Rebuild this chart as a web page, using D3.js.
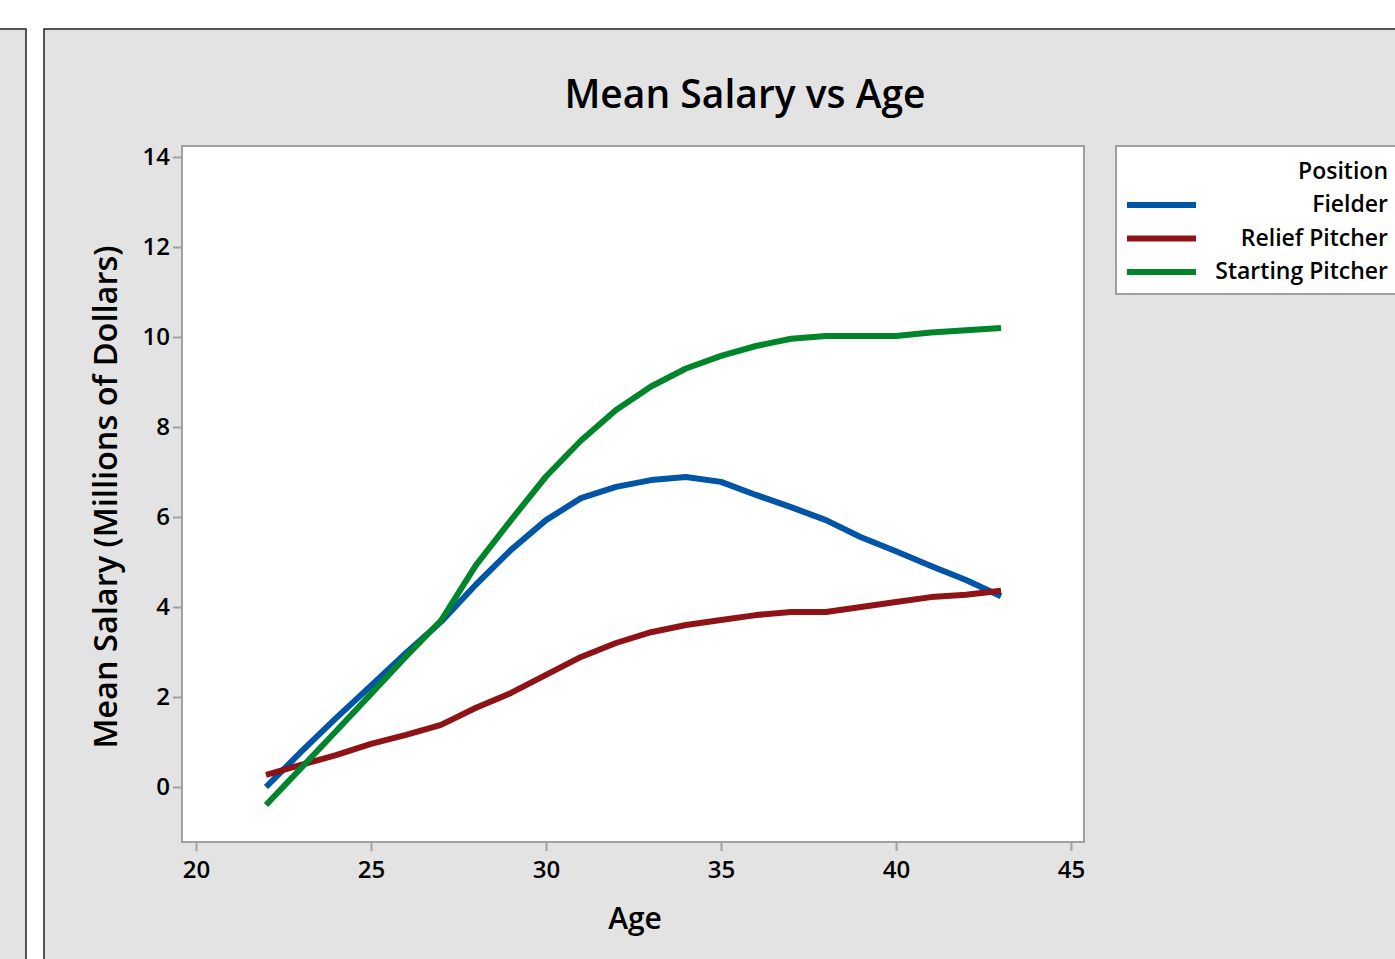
<!DOCTYPE html>
<html>
<head>
<meta charset="utf-8">
<script src="https://cdn.jsdelivr.net/npm/d3@7"></script>
<style>
  body { margin: 0; background: #fff; }
  text { font-family: "Open Sans", "Noto Sans", sans-serif; fill: #000; font-weight: 600; }
</style>
</head>
<body>
<div id="chart"></div>
<script>
// ages and mean salary (millions of dollars) per position
const ages = [22, 23, 24, 25, 26, 27, 28, 29, 30, 31, 32, 33, 34, 35, 36, 37, 38, 39, 40, 41, 42, 43];
const fielder = [0.0, 0.78, 1.53, 2.25, 2.98, 3.67, 4.5, 5.27, 5.93, 6.42, 6.67, 6.82, 6.89, 6.78, 6.49, 6.22, 5.93, 5.55, 5.24, 4.91, 4.6, 4.24];
const relief = [0.27, 0.49, 0.71, 0.96, 1.16, 1.38, 1.76, 2.09, 2.49, 2.89, 3.2, 3.44, 3.6, 3.71, 3.82, 3.89, 3.89, 4.0, 4.11, 4.22, 4.27, 4.36];
const starting = [-0.4, 0.42, 1.24, 2.07, 2.9, 3.7, 4.93, 5.93, 6.9, 7.7, 8.38, 8.9, 9.3, 9.58, 9.8, 9.96, 10.02, 10.02, 10.02, 10.1, 10.15, 10.2];
const xTicks = [20, 25, 30, 35, 40, 45];
const yTicks = [0, 2, 4, 6, 8, 10, 12, 14];

const series = [
    {name: "Fielder", values: fielder, color: "#0055a5"},
    {name: "Relief Pitcher", values: relief, color: "#8e1316"},
    {name: "Starting Pitcher", values: starting, color: "#00852a"}
];

const width = 1395, height = 959;
const svg = d3.select("#chart").append("svg")
    .attr("width", width)
    .attr("height", height);

// panels
svg.append("rect")
    .attr("x", -5).attr("y", 29).attr("width", 31).attr("height", 940)
    .attr("fill", "#e3e3e3").attr("stroke", "#222").attr("stroke-width", 1.5);
svg.append("rect")
    .attr("x", 44).attr("y", 29).attr("width", 1360).attr("height", 940)
    .attr("fill", "#e3e3e3").attr("stroke", "#222").attr("stroke-width", 1.5);

const plot = {left: 182, right: 1084, top: 146, bottom: 842};

const x = d3.scaleLinear().domain([20, 45]).range([196, 1071]);
const y = d3.scaleLinear().domain([0, 14]).range([787, 157]);

svg.append("rect")
    .attr("x", plot.left).attr("y", plot.top)
    .attr("width", plot.right - plot.left).attr("height", plot.bottom - plot.top)
    .attr("fill", "#fff").attr("stroke", "#a0a0a0").attr("stroke-width", 2);

// axes
const xAxis = svg.append("g")
    .attr("transform", `translate(0,${plot.bottom + 1})`)
    .call(d3.axisBottom(x).tickValues(xTicks).tickSize(8).tickPadding(10));
const yAxis = svg.append("g")
    .attr("transform", `translate(${plot.left - 1},0)`)
    .call(d3.axisLeft(y).tickValues(yTicks).tickSize(8).tickPadding(3));

[xAxis, yAxis].forEach(a => {
    a.select(".domain").remove();
    a.selectAll(".tick line").attr("stroke", "#a0a0a0").attr("stroke-width", 2);
    a.selectAll(".tick text")
        .attr("font-size", "24px")
        .attr("font-family", "'Open Sans', sans-serif")
        .attr("font-weight", 600)
        .attr("fill", "#000");
});

// lines
const line = d3.line()
    .x((d, i) => x(ages[i]))
    .y(d => y(d));

series.forEach(s => {
    svg.append("path")
        .datum(s.values)
        .attr("d", line)
        .attr("fill", "none")
        .attr("stroke", s.color)
        .attr("stroke-width", 6)
        .attr("stroke-linejoin", "round");
});

// titles
svg.append("text")
    .attr("x", 745).attr("y", 108)
    .attr("text-anchor", "middle")
    .attr("font-size", "39px")
    .text("Mean Salary vs Age");

svg.append("text")
    .attr("x", 635).attr("y", 929)
    .attr("text-anchor", "middle")
    .attr("font-size", "30px")
    .text("Age");

svg.append("text")
    .attr("transform", "translate(117,497) rotate(-90)")
    .attr("text-anchor", "middle")
    .attr("font-size", "32.5px")
    .text("Mean Salary (Millions of Dollars)");

// legend
const legend = svg.append("g");
legend.append("rect")
    .attr("x", 1116).attr("y", 146).attr("width", 300).attr("height", 148)
    .attr("fill", "#fff").attr("stroke", "#a0a0a0").attr("stroke-width", 2);
legend.append("text")
    .attr("x", 1388).attr("y", 179)
    .attr("text-anchor", "end")
    .attr("font-size", "23px")
    .text("Position");
series.forEach((s, i) => {
    const ly = 205 + i * 33.5;
    legend.append("line")
        .attr("x1", 1127).attr("x2", 1196)
        .attr("y1", ly).attr("y2", ly)
        .attr("stroke", s.color).attr("stroke-width", 6);
    legend.append("text")
        .attr("x", 1388).attr("y", ly + 7)
        .attr("text-anchor", "end")
        .attr("font-size", "23px")
        .text(s.name);
});
</script>
</body>
</html>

━━━━━━━━━━━━━━━━━━━━

Short exercise:
Write the listing above out again exactly, dropping each image.

Complete output:
Rebuild this chart as a web page, using D3.js.
<!DOCTYPE html>
<html>
<head>
<meta charset="utf-8">
<script src="https://cdn.jsdelivr.net/npm/d3@7"></script>
<style>
  body { margin: 0; background: #fff; }
  text { font-family: "Open Sans", "Noto Sans", sans-serif; fill: #000; font-weight: 600; }
</style>
</head>
<body>
<div id="chart"></div>
<script>
// ages and mean salary (millions of dollars) per position
const ages = [22, 23, 24, 25, 26, 27, 28, 29, 30, 31, 32, 33, 34, 35, 36, 37, 38, 39, 40, 41, 42, 43];
const fielder = [0.0, 0.78, 1.53, 2.25, 2.98, 3.67, 4.5, 5.27, 5.93, 6.42, 6.67, 6.82, 6.89, 6.78, 6.49, 6.22, 5.93, 5.55, 5.24, 4.91, 4.6, 4.24];
const relief = [0.27, 0.49, 0.71, 0.96, 1.16, 1.38, 1.76, 2.09, 2.49, 2.89, 3.2, 3.44, 3.6, 3.71, 3.82, 3.89, 3.89, 4.0, 4.11, 4.22, 4.27, 4.36];
const starting = [-0.4, 0.42, 1.24, 2.07, 2.9, 3.7, 4.93, 5.93, 6.9, 7.7, 8.38, 8.9, 9.3, 9.58, 9.8, 9.96, 10.02, 10.02, 10.02, 10.1, 10.15, 10.2];
const xTicks = [20, 25, 30, 35, 40, 45];
const yTicks = [0, 2, 4, 6, 8, 10, 12, 14];

const series = [
    {name: "Fielder", values: fielder, color: "#0055a5"},
    {name: "Relief Pitcher", values: relief, color: "#8e1316"},
    {name: "Starting Pitcher", values: starting, color: "#00852a"}
];

const width = 1395, height = 959;
const svg = d3.select("#chart").append("svg")
    .attr("width", width)
    .attr("height", height);

// panels
svg.append("rect")
    .attr("x", -5).attr("y", 29).attr("width", 31).attr("height", 940)
    .attr("fill", "#e3e3e3").attr("stroke", "#222").attr("stroke-width", 1.5);
svg.append("rect")
    .attr("x", 44).attr("y", 29).attr("width", 1360).attr("height", 940)
    .attr("fill", "#e3e3e3").attr("stroke", "#222").attr("stroke-width", 1.5);

const plot = {left: 182, right: 1084, top: 146, bottom: 842};

const x = d3.scaleLinear().domain([20, 45]).range([196, 1071]);
const y = d3.scaleLinear().domain([0, 14]).range([787, 157]);

svg.append("rect")
    .attr("x", plot.left).attr("y", plot.top)
    .attr("width", plot.right - plot.left).attr("height", plot.bottom - plot.top)
    .attr("fill", "#fff").attr("stroke", "#a0a0a0").attr("stroke-width", 2);

// axes
const xAxis = svg.append("g")
    .attr("transform", `translate(0,${plot.bottom + 1})`)
    .call(d3.axisBottom(x).tickValues(xTicks).tickSize(8).tickPadding(10));
const yAxis = svg.append("g")
    .attr("transform", `translate(${plot.left - 1},0)`)
    .call(d3.axisLeft(y).tickValues(yTicks).tickSize(8).tickPadding(3));

[xAxis, yAxis].forEach(a => {
    a.select(".domain").remove();
    a.selectAll(".tick line").attr("stroke", "#a0a0a0").attr("stroke-width", 2);
    a.selectAll(".tick text")
        .attr("font-size", "24px")
        .attr("font-family", "'Open Sans', sans-serif")
        .attr("font-weight", 600)
        .attr("fill", "#000");
});

// lines
const line = d3.line()
    .x((d, i) => x(ages[i]))
    .y(d => y(d));

series.forEach(s => {
    svg.append("path")
        .datum(s.values)
        .attr("d", line)
        .attr("fill", "none")
        .attr("stroke", s.color)
        .attr("stroke-width", 6)
        .attr("stroke-linejoin", "round");
});

// titles
svg.append("text")
    .attr("x", 745).attr("y", 108)
    .attr("text-anchor", "middle")
    .attr("font-size", "39px")
    .text("Mean Salary vs Age");

svg.append("text")
    .attr("x", 635).attr("y", 929)
    .attr("text-anchor", "middle")
    .attr("font-size", "30px")
    .text("Age");

svg.append("text")
    .attr("transform", "translate(117,497) rotate(-90)")
    .attr("text-anchor", "middle")
    .attr("font-size", "32.5px")
    .text("Mean Salary (Millions of Dollars)");

// legend
const legend = svg.append("g");
legend.append("rect")
    .attr("x", 1116).attr("y", 146).attr("width", 300).attr("height", 148)
    .attr("fill", "#fff").attr("stroke", "#a0a0a0").attr("stroke-width", 2);
legend.append("text")
    .attr("x", 1388).attr("y", 179)
    .attr("text-anchor", "end")
    .attr("font-size", "23px")
    .text("Position");
series.forEach((s, i) => {
    const ly = 205 + i * 33.5;
    legend.append("line")
        .attr("x1", 1127).attr("x2", 1196)
        .attr("y1", ly).attr("y2", ly)
        .attr("stroke", s.color).attr("stroke-width", 6);
    legend.append("text")
        .attr("x", 1388).attr("y", ly + 7)
        .attr("text-anchor", "end")
        .attr("font-size", "23px")
        .text(s.name);
});
</script>
</body>
</html>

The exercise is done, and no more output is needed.